Nenhuma mulher acorda parecendo que está num anúncio de margarina, mas qualquer propaganda perderia em naturalidade para seus miados. Ela tem manias e defeitos como todo ser vivo e adora me tascar um beijo mesmo antes de escovar os dentes. É uma dessas mulheres mágicas em sua simplicidade. À luz da manhã de um domingo qualquer, lendo seu jornalzinho, pergunta algo que sabe que não sei só para poder fazer graça de mim. Fica feliz quando me ensina uma palavra nova, cantarola uma música que nunca tocou no radio, mas que só ela sabe de cor. Tem calcinhas chiques para ocasiões especiais, cheias de rendas como troféus para quem a despe. Ela sabe onde comprar aquela cinta liga alucinante que faz qualquer homem babar, e certamente tem, pelo menos, uma guardada da forma mais despreocupada possível na gaveta que você nunca abre.
Reclama da minha barba mal feita que, às vezes, roça em sua nuca ou em suas coxas. Adora quando falo do seu umbigo ou quando peço para ela parar de me morder porque marca. Vive falando mal da celulite que imagina estar invadindo seu corpo. É lasciva o suficiente para conseguir tudo que quer com uma chantagenzinha emocional barata. Me chama por um apelido que só ela usa e fala sarcasticamente mal de qualquer coisa que eu escreva só pra depois pular no meu colo dizendo que era brincadeira. Deixa a gola quase esgarçada do camisão para me mostrar o ombro e, quando salta pra pegar mais café, me diz cinicamente que é para parar de olhar pra sua bunda.
A mulher da calcinha de algodão branco. Como tantas outras calcinhas que contam histórias secando nas torneiras do chuveiro. As calcinhas comuns, sem ocasiões especiais, sem desculpas por não serem sempre novas e lindas. A mulher que reclama quando como algo que ela odeia, a mulher que aperta meu pneuzinho perguntando de quem são aquelas carnes.
Existem poucas cenas mais completas do que assistir ao sono dela em sua calcinha branca de algodão.

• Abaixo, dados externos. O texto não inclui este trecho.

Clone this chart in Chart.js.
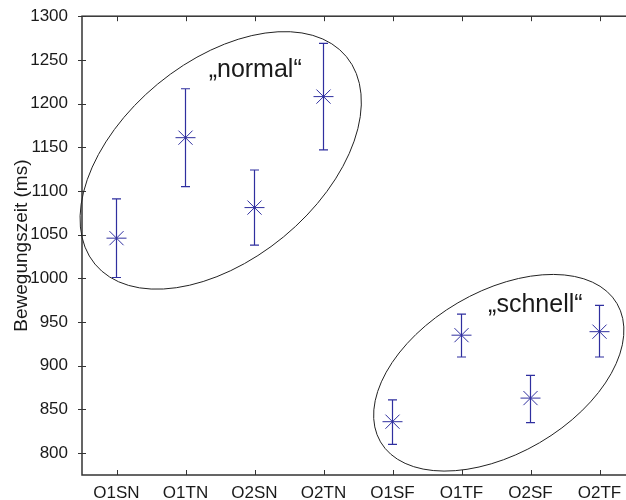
<!DOCTYPE html>
<html lang="de">
<head>
    <meta charset="UTF-8">
    <title>Bewegungszeit</title>
    <style>
        * { margin: 0; padding: 0; box-sizing: border-box; }
        body { background: #fff; overflow: hidden; width: 626px; height: 500px; }
        .wrap { width: 645px; height: 500px; }
    </style>
</head>
<body>
<div class="wrap"><canvas id="chart"></canvas></div>

<script src="https://cdn.jsdelivr.net/npm/chart.js"></script>
<script>
    // Werte
    const categories = ["O1SN", "O1TN", "O2SN", "O2TN", "O1SF", "O1TF", "O2SF", "O2TF"];
    const means = [1046, 1161, 1081, 1208, 836, 935, 863, 939];
    const lower = [1001, 1105, 1038, 1147, 810, 910, 835, 910];
    const upper = [1091, 1217, 1124, 1269, 861, 959, 889, 969];
    const yTicks = [800, 850, 900, 950, 1000, 1050, 1100, 1150, 1200, 1250, 1300];

    const blue = "#2f2f9f";
    const axisColor = "#333";
    const textColor = "#1a1a1a";
    const fontFamily = "'Liberation Sans', Arial, sans-serif";

    // Fehlerbalken
    const errorBars = {
        id: "errorBars",
        beforeDatasetsDraw(chart) {
            const { ctx, scales: { x, y } } = chart;
            ctx.save();
            ctx.strokeStyle = blue;
            ctx.lineWidth = 1.2;
            categories.forEach((c, i) => {
                const px = x.getPixelForValue(i);
                const yl = y.getPixelForValue(lower[i]);
                const yu = y.getPixelForValue(upper[i]);
                ctx.beginPath();
                ctx.moveTo(px, yl); ctx.lineTo(px, yu);
                ctx.moveTo(px - 4.5, yl); ctx.lineTo(px + 4.5, yl);
                ctx.moveTo(px - 4.5, yu); ctx.lineTo(px + 4.5, yu);
                ctx.stroke();
            });
            ctx.restore();
        }
    };

    // Rahmen und Ticks (MATLAB-Stil)
    const boxAxes = {
        id: "boxAxes",
        afterDraw(chart) {
            const { ctx, chartArea: a, scales: { x, y } } = chart;
            ctx.save();
            ctx.strokeStyle = axisColor;
            ctx.lineWidth = 1.5;
            ctx.strokeRect(a.left, a.top, a.right - a.left, a.bottom - a.top);
            ctx.lineWidth = 1;
            ctx.beginPath();
            x.ticks.forEach((t, i) => {
                const px = Math.round(x.getPixelForTick(i)) + 0.5;
                ctx.moveTo(px, a.bottom); ctx.lineTo(px, a.bottom - 5);
                ctx.moveTo(px, a.top); ctx.lineTo(px, a.top + 5);
            });
            y.ticks.forEach((t, i) => {
                const py = Math.round(y.getPixelForTick(i)) + 0.5;
                ctx.moveTo(a.left - 4, py); ctx.lineTo(a.left + 4, py);
                ctx.moveTo(a.right, py); ctx.lineTo(a.right - 5, py);
            });
            ctx.stroke();
            ctx.restore();
        }
    };

    // Ellipsen und Beschriftungen
    const groups = {
        id: "groups",
        afterDraw(chart) {
            const { ctx, scales: { x, y } } = chart;
            ctx.save();
            ctx.strokeStyle = "#222";
            ctx.lineWidth = 1;
            ctx.beginPath();
            ctx.ellipse(x.getPixelForValue(1.51), y.getPixelForValue(1135), 163, 99, -39.5 * Math.PI / 180, 0, 2 * Math.PI);
            ctx.stroke();
            ctx.beginPath();
            ctx.ellipse(x.getPixelForValue(5.54), y.getPixelForValue(892), 137, 81, -30.3 * Math.PI / 180, 0, 2 * Math.PI);
            ctx.stroke();

            ctx.fillStyle = textColor;
            ctx.font = "25px " + fontFamily;
            ctx.textAlign = "center";
            ctx.textBaseline = "middle";
            ctx.fillText("\u201Enormal\u201C", x.getPixelForValue(2.01), y.getPixelForValue(1238));
            ctx.fillText("\u201Eschnell\u201C", x.getPixelForValue(6.07), y.getPixelForValue(969));
            ctx.restore();
        }
    };

    new Chart(document.getElementById("chart"), {
        type: "line",
        data: {
            labels: categories,
            datasets: [{
                data: means,
                showLine: false,
                pointStyle: "star",
                pointRadius: 10,
                pointHoverRadius: 10,
                borderWidth: 1,
                borderColor: blue,
                backgroundColor: blue
            }]
        },
        options: {
            responsive: true,
            maintainAspectRatio: false,
            animation: false,
            layout: { padding: { top: 16, right: 6, left: 10, bottom: 0 } },
            plugins: {
                legend: { display: false },
                tooltip: { enabled: false }
            },
            scales: {
                x: {
                    offset: true,
                    grid: { display: false },
                    border: { display: false },
                    afterFit(scale) { scale.height = 25; },
                    ticks: {
                        color: textColor,
                        padding: 0,
                        maxRotation: 0,
                        font: { family: fontFamily, size: 17 }
                    }
                },
                y: {
                    min: 775,
                    max: 1300,
                    grid: { display: false },
                    border: { display: false },
                    afterFit(scale) { scale.width = 72; },
                    afterBuildTicks(scale) {
                        scale.ticks = yTicks.map(v => ({ value: v }));
                    },
                    title: {
                        display: true,
                        text: "Bewegungszeit (ms)",
                        color: textColor,
                        padding: { top: 0, bottom: 2 },
                        font: { family: fontFamily, size: 19 }
                    },
                    ticks: {
                        color: textColor,
                        padding: 6,
                        font: { family: fontFamily, size: 17 },
                        callback: v => String(v)
                    }
                }
            }
        },
        plugins: [errorBars, boxAxes, groups]
    });
</script>
</body>
</html>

Acho que a calcinha me fascina justamente pela sua idéia de cumplicidade. De sempre estar ali. Pendurada no banheiro, dobradinha em cima da cama esperando sumir numa interminável gaveta ou andando pela casa antes de se esconder dentro de uma calça numa terça-feira.
Essa mulher é a que no elevador me puxa com o olhar mais tarado do mundo e, segundos antes da porta abrir, me pergunta como está o decote. A mulher da calcinha de algodão anda por aí, todos os dias, desapercebida em sua simplicidade, fingindo uma timidez educada que esconde seu senso de humor debochado e sua vontade eterna em me ver bebendo vinho nas curvas de suas costas enquanto compromissos esperam. Ela é uma mulher, como tantas outras, incomparável. Mesmo quando a gravidade inevitavelmente ganha suas batalhas e o tempo a lembre nas aulas de ginástica que ela não tem mais 17 anos. E daí se as pernas forem mais finas do que ela sempre quis que fossem? E daí se seu pé não apareceria em outdoors de sandálias?
Sei que ela sempre vai elogiar as magrelas que trabalham como cabides ambulantes para os grandes nomes da moda. Sei que ela sempre vai dizer que eu preferiria ver a Gisele Bundchen de biquíni numa revista do que tê-la ao meu lado. E essa é uma das coisas boas dela. Eu sei de um monte de coisas e ainda não me cansei disso.
A mulher da calcinha de algodão sempre vai ter algo inteligente ou debochado para dizer, sempre vai reclamar que eu deveria dirigir com mais calma e fazer pouco das outras mulheres que foram menos que ela na minha vida. Esta mulher fica menstruada e reclama disso, sempre fala que fica inchada e se acha um barangão quando está de mau humor. Esta mulher é falível e real. Além de ser apaixonada por mim deve andar por aí olhando discretamente pra outros homens (sem nunca fazer nada), pode certamente comentar de meus defeitinhos para suas amigas ou ainda sonhar em ir a uma praia sem areia, que se amontoa dentro do seu velho biquíni. Ela vive, toma decisões erradas e ostenta outros milhões de defeitos. Todos eles apaixonantes, porque vêm de alguém real e não de uma boneca de cera sem personalidade que muito homem queria ter para mostrar pros amigos.